• _PROVIDED MATERIAL_:
##########

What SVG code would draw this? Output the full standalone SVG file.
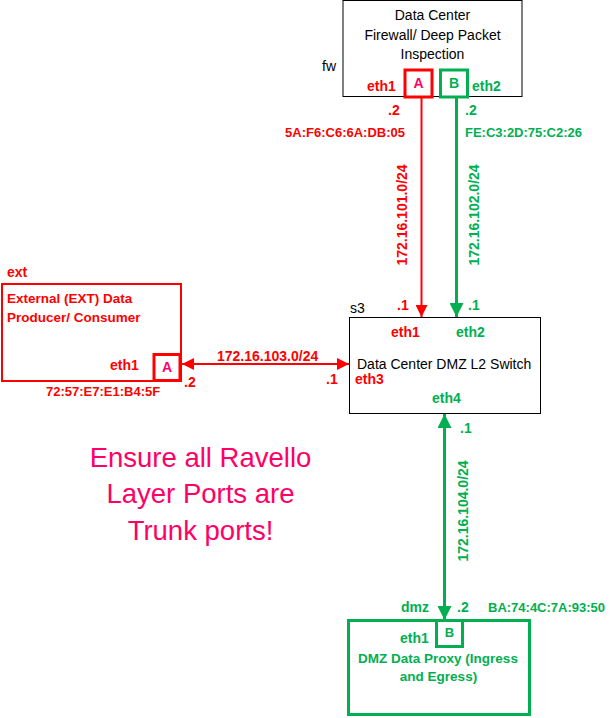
<svg xmlns="http://www.w3.org/2000/svg" width="612" height="718" viewBox="0 0 612 718">
<style>
text{font-family:"Liberation Sans",Arial,sans-serif}
.blk{fill:#000;font-size:14px}
.r{fill:#FF0000;font-weight:bold}
.g{fill:#00B050;font-weight:bold}
.s14{font-size:14px}
.s13{font-size:13px}
.mid{text-anchor:middle}
.box{fill:#fff;stroke:#000;stroke-width:1}
.rbox{fill:#fff;stroke:#FF0000}
.gbox{fill:#fff;stroke:#00B050}
.pink{fill:#FF0066}
</style>
<defs>
<marker id="ar" markerUnits="userSpaceOnUse" markerWidth="12" markerHeight="12" refX="12" refY="6" orient="auto-start-reverse"><path d="M0,0 L12,6 L0,12 z" fill="#FF0000"/></marker>
<marker id="ag" markerUnits="userSpaceOnUse" markerWidth="14" markerHeight="14" refX="14" refY="7" orient="auto-start-reverse"><path d="M0,0 L14,7 L0,14 z" fill="#00B050"/></marker>
</defs>
<rect width="612" height="718" fill="#fff"/>

<g id="fw">
<rect class="box" x="343" y="0.5" width="179" height="96"/>
<text class="blk mid" x="432.5" y="20">Data Center</text>
<text class="blk mid" x="432.5" y="40">Firewall/ Deep Packet</text>
<text class="blk mid" x="432.5" y="59">Inspection</text>
<text class="blk" x="322" y="71">fw</text>
<rect class="rbox" x="405" y="70" width="27" height="27" stroke-width="3"/>
<text class="pink mid s14" x="418.5" y="88" font-weight="bold">A</text>
<rect class="gbox" x="440.5" y="70" width="27" height="27" stroke-width="3"/>
<text class="g mid s14" x="454" y="88">B</text>
<text class="r s14" x="367" y="91">eth1</text>
<text class="g s14" x="472" y="91">eth2</text>
</g>

<g id="s3">
<rect class="box" x="349.5" y="317.5" width="191" height="96"/>
<text class="blk" x="350" y="313">s3</text>
<text class="r s14" x="391" y="337">eth1</text>
<text class="g s14" x="456" y="337">eth2</text>
<text class="blk" x="357" y="369">Data Center DMZ L2 Switch</text>
<text class="r s14" x="355" y="384">eth3</text>
<text class="g s14" x="432" y="403">eth4</text>
</g>

<g id="ext">
<rect class="rbox" x="2" y="284" width="179" height="97" stroke-width="2"/>
<text class="r s14" x="7" y="277">ext</text>
<text class="r" font-size="13.5" x="7" y="303">External (EXT) Data</text>
<text class="r" font-size="13.5" x="7" y="322">Producer/ Consumer</text>
<text class="r s14" x="110" y="370">eth1</text>
<rect class="rbox" x="154" y="354.5" width="26" height="26" stroke-width="3"/>
<text class="pink mid s14" x="167" y="372" font-weight="bold">A</text>
<text class="r s13" x="46" y="396">72:57:E7:E1:B4:5F</text>
</g>

<g id="dmz">
<rect class="gbox" x="348.5" y="620.5" width="181" height="94" stroke-width="3"/>
<rect class="gbox" x="436.5" y="620.5" width="26" height="26" stroke-width="3"/>
<text class="g mid s13" x="449.5" y="637">B</text>
<text class="g s14" x="401" y="612">dmz</text>
<text class="g s14" x="400" y="643">eth1</text>
<text class="g mid" font-size="13.5" x="438" y="663">DMZ Data Proxy (Ingress</text>
<text class="g mid" font-size="13.5" x="438.5" y="681">and Egress)</text>
</g>

<g id="note">
<text class="pink mid" font-size="27.5" x="200.5" y="467">Ensure all Ravello</text>
<text class="pink mid" font-size="27.5" x="200.5" y="503">Layer Ports are</text>
<text class="pink mid" font-size="27.5" x="200.5" y="540">Trunk ports!</text>
</g>

<g id="connectors">
<line x1="421.5" y1="98" x2="421.5" y2="317" stroke="#FF0000" stroke-width="2" marker-end="url(#ar)"/>
<line x1="456.5" y1="98" x2="456.5" y2="317" stroke="#00B050" stroke-width="3" marker-end="url(#ag)"/>
<line x1="182" y1="364" x2="349" y2="364" stroke="#FF0000" stroke-width="2" marker-start="url(#ar)" marker-end="url(#ar)"/>
<line x1="444.5" y1="414" x2="444.5" y2="620" stroke="#00B050" stroke-width="3" marker-start="url(#ag)" marker-end="url(#ag)"/>

<text class="r s14" x="388" y="115">.2</text>
<text class="g s14" x="465" y="115">.2</text>
<text class="r s13" x="405" y="137" text-anchor="end">5A:F6:C6:6A:DB:05</text>
<text class="g s13" x="465" y="137">FE:C3:2D:75:C2:26</text>
<text class="r s14 mid" transform="translate(407,215) rotate(-90)">172.16.101.0/24</text>
<text class="g s14 mid" transform="translate(479,215) rotate(-90)">172.16.102.0/24</text>
<text class="r s14" x="397" y="310">.1</text>
<text class="g s14" x="468" y="310">.1</text>

<text class="r s14" x="217" y="361">172.16.103.0/24</text>
<text class="r s14" x="184" y="387">.2</text>
<text class="r s14" x="326" y="384">.1</text>

<text class="g s14" x="460" y="433">.1</text>
<text class="g s14 mid" transform="translate(468,511) rotate(-90)">172.16.104.0/24</text>
<text class="g s14" x="457" y="612">.2</text>
<text class="g s13" x="488" y="612">BA:74:4C:7A:93:50</text>
</g>
</svg>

##########

• _EXERCISE BRIEF_: Print each line of the material above exactly, with the pictures removed from your copy.

• _EXPECTED OUTPUT_:
What SVG code would draw this? Output the full standalone SVG file.
<svg xmlns="http://www.w3.org/2000/svg" width="612" height="718" viewBox="0 0 612 718">
<style>
text{font-family:"Liberation Sans",Arial,sans-serif}
.blk{fill:#000;font-size:14px}
.r{fill:#FF0000;font-weight:bold}
.g{fill:#00B050;font-weight:bold}
.s14{font-size:14px}
.s13{font-size:13px}
.mid{text-anchor:middle}
.box{fill:#fff;stroke:#000;stroke-width:1}
.rbox{fill:#fff;stroke:#FF0000}
.gbox{fill:#fff;stroke:#00B050}
.pink{fill:#FF0066}
</style>
<defs>
<marker id="ar" markerUnits="userSpaceOnUse" markerWidth="12" markerHeight="12" refX="12" refY="6" orient="auto-start-reverse"><path d="M0,0 L12,6 L0,12 z" fill="#FF0000"/></marker>
<marker id="ag" markerUnits="userSpaceOnUse" markerWidth="14" markerHeight="14" refX="14" refY="7" orient="auto-start-reverse"><path d="M0,0 L14,7 L0,14 z" fill="#00B050"/></marker>
</defs>
<rect width="612" height="718" fill="#fff"/>

<g id="fw">
<rect class="box" x="343" y="0.5" width="179" height="96"/>
<text class="blk mid" x="432.5" y="20">Data Center</text>
<text class="blk mid" x="432.5" y="40">Firewall/ Deep Packet</text>
<text class="blk mid" x="432.5" y="59">Inspection</text>
<text class="blk" x="322" y="71">fw</text>
<rect class="rbox" x="405" y="70" width="27" height="27" stroke-width="3"/>
<text class="pink mid s14" x="418.5" y="88" font-weight="bold">A</text>
<rect class="gbox" x="440.5" y="70" width="27" height="27" stroke-width="3"/>
<text class="g mid s14" x="454" y="88">B</text>
<text class="r s14" x="367" y="91">eth1</text>
<text class="g s14" x="472" y="91">eth2</text>
</g>

<g id="s3">
<rect class="box" x="349.5" y="317.5" width="191" height="96"/>
<text class="blk" x="350" y="313">s3</text>
<text class="r s14" x="391" y="337">eth1</text>
<text class="g s14" x="456" y="337">eth2</text>
<text class="blk" x="357" y="369">Data Center DMZ L2 Switch</text>
<text class="r s14" x="355" y="384">eth3</text>
<text class="g s14" x="432" y="403">eth4</text>
</g>

<g id="ext">
<rect class="rbox" x="2" y="284" width="179" height="97" stroke-width="2"/>
<text class="r s14" x="7" y="277">ext</text>
<text class="r" font-size="13.5" x="7" y="303">External (EXT) Data</text>
<text class="r" font-size="13.5" x="7" y="322">Producer/ Consumer</text>
<text class="r s14" x="110" y="370">eth1</text>
<rect class="rbox" x="154" y="354.5" width="26" height="26" stroke-width="3"/>
<text class="pink mid s14" x="167" y="372" font-weight="bold">A</text>
<text class="r s13" x="46" y="396">72:57:E7:E1:B4:5F</text>
</g>

<g id="dmz">
<rect class="gbox" x="348.5" y="620.5" width="181" height="94" stroke-width="3"/>
<rect class="gbox" x="436.5" y="620.5" width="26" height="26" stroke-width="3"/>
<text class="g mid s13" x="449.5" y="637">B</text>
<text class="g s14" x="401" y="612">dmz</text>
<text class="g s14" x="400" y="643">eth1</text>
<text class="g mid" font-size="13.5" x="438" y="663">DMZ Data Proxy (Ingress</text>
<text class="g mid" font-size="13.5" x="438.5" y="681">and Egress)</text>
</g>

<g id="note">
<text class="pink mid" font-size="27.5" x="200.5" y="467">Ensure all Ravello</text>
<text class="pink mid" font-size="27.5" x="200.5" y="503">Layer Ports are</text>
<text class="pink mid" font-size="27.5" x="200.5" y="540">Trunk ports!</text>
</g>

<g id="connectors">
<line x1="421.5" y1="98" x2="421.5" y2="317" stroke="#FF0000" stroke-width="2" marker-end="url(#ar)"/>
<line x1="456.5" y1="98" x2="456.5" y2="317" stroke="#00B050" stroke-width="3" marker-end="url(#ag)"/>
<line x1="182" y1="364" x2="349" y2="364" stroke="#FF0000" stroke-width="2" marker-start="url(#ar)" marker-end="url(#ar)"/>
<line x1="444.5" y1="414" x2="444.5" y2="620" stroke="#00B050" stroke-width="3" marker-start="url(#ag)" marker-end="url(#ag)"/>

<text class="r s14" x="388" y="115">.2</text>
<text class="g s14" x="465" y="115">.2</text>
<text class="r s13" x="405" y="137" text-anchor="end">5A:F6:C6:6A:DB:05</text>
<text class="g s13" x="465" y="137">FE:C3:2D:75:C2:26</text>
<text class="r s14 mid" transform="translate(407,215) rotate(-90)">172.16.101.0/24</text>
<text class="g s14 mid" transform="translate(479,215) rotate(-90)">172.16.102.0/24</text>
<text class="r s14" x="397" y="310">.1</text>
<text class="g s14" x="468" y="310">.1</text>

<text class="r s14" x="217" y="361">172.16.103.0/24</text>
<text class="r s14" x="184" y="387">.2</text>
<text class="r s14" x="326" y="384">.1</text>

<text class="g s14" x="460" y="433">.1</text>
<text class="g s14 mid" transform="translate(468,511) rotate(-90)">172.16.104.0/24</text>
<text class="g s14" x="457" y="612">.2</text>
<text class="g s13" x="488" y="612">BA:74:4C:7A:93:50</text>
</g>
</svg>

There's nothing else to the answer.